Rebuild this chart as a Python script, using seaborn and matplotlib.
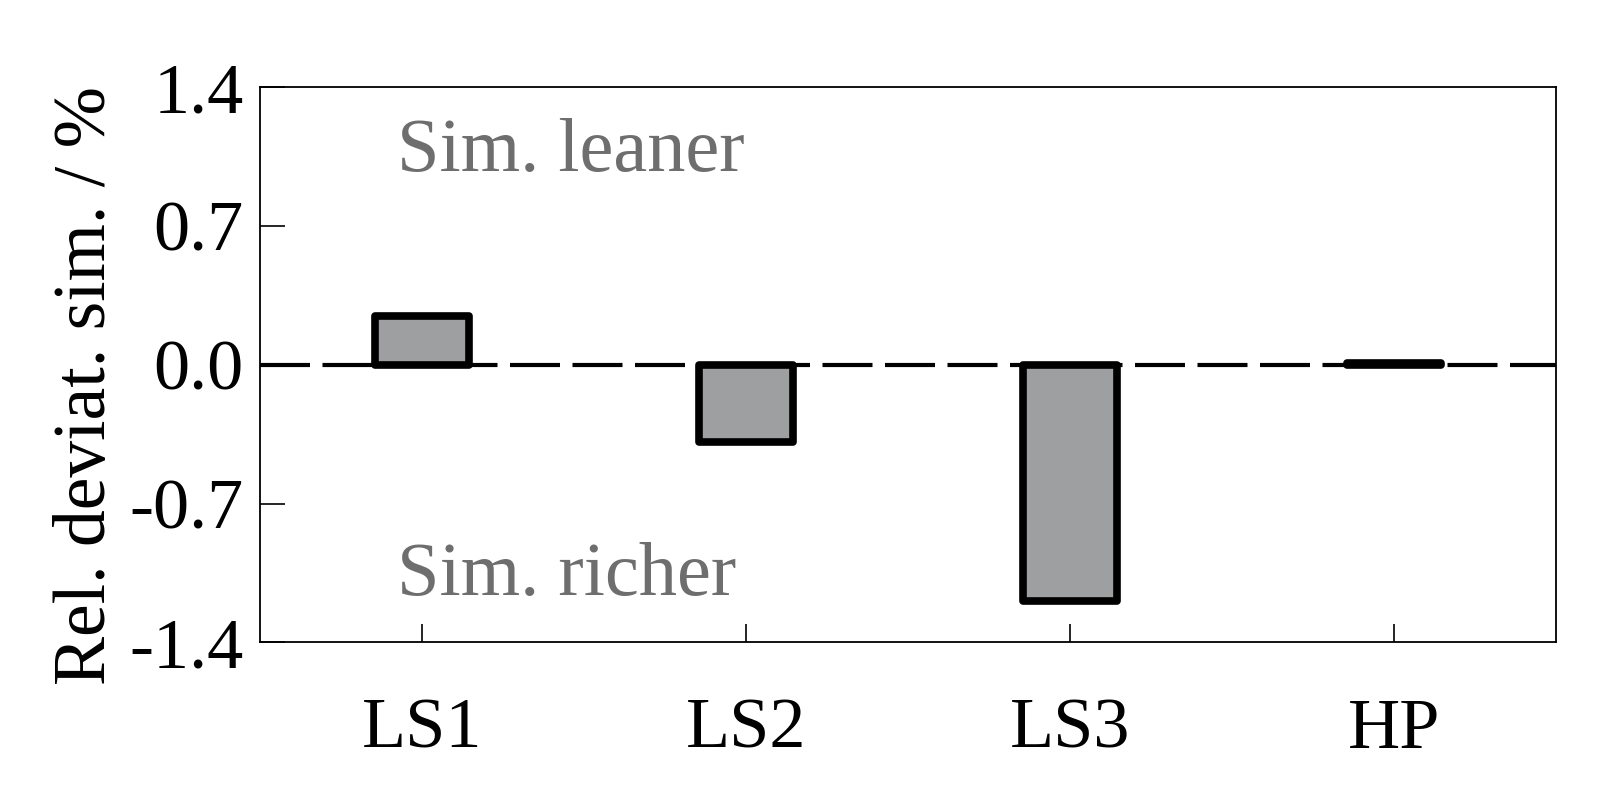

★ ★ ★ ★ ★ ★ ★

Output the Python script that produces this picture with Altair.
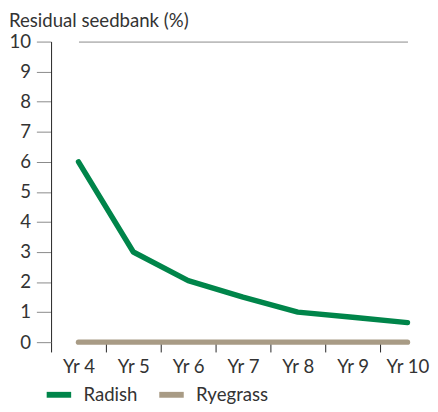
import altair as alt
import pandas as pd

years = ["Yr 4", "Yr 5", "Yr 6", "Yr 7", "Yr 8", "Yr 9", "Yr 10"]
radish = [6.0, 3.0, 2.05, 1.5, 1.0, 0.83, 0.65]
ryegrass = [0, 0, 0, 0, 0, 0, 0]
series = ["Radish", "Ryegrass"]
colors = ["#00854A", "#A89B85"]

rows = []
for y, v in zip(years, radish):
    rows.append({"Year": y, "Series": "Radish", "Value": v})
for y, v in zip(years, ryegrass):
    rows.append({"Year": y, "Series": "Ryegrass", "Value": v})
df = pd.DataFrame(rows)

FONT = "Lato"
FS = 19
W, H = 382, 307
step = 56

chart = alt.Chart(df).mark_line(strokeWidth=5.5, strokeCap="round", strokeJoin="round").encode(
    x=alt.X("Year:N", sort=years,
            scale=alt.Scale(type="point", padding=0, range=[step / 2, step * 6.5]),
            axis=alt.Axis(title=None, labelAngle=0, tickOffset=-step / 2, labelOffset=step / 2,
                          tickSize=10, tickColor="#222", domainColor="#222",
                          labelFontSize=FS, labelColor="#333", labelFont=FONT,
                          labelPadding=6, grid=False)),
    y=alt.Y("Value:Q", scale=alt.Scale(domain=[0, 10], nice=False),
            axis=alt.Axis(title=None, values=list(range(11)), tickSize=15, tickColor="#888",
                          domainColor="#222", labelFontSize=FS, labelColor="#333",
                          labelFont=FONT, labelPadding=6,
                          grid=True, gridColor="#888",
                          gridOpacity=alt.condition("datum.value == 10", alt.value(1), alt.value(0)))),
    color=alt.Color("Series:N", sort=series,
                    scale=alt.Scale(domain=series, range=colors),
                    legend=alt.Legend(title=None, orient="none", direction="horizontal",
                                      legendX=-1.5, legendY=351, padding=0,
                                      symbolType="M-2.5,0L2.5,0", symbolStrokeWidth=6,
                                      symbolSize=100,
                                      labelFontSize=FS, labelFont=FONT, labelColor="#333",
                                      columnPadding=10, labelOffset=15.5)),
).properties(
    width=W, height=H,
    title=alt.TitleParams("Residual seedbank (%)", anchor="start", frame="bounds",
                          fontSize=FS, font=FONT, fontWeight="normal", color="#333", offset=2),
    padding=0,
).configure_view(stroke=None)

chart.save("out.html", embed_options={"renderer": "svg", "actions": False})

★ ★ ★ ★ ★ ★ ★

Pick out every line above that holds the word "script" and copy it.

- **RESULT FOR THIS EXERCISE**:
Rebuild this chart as a Python script, using seaborn and matplotlib.
Output the Python script that produces this picture with Altair.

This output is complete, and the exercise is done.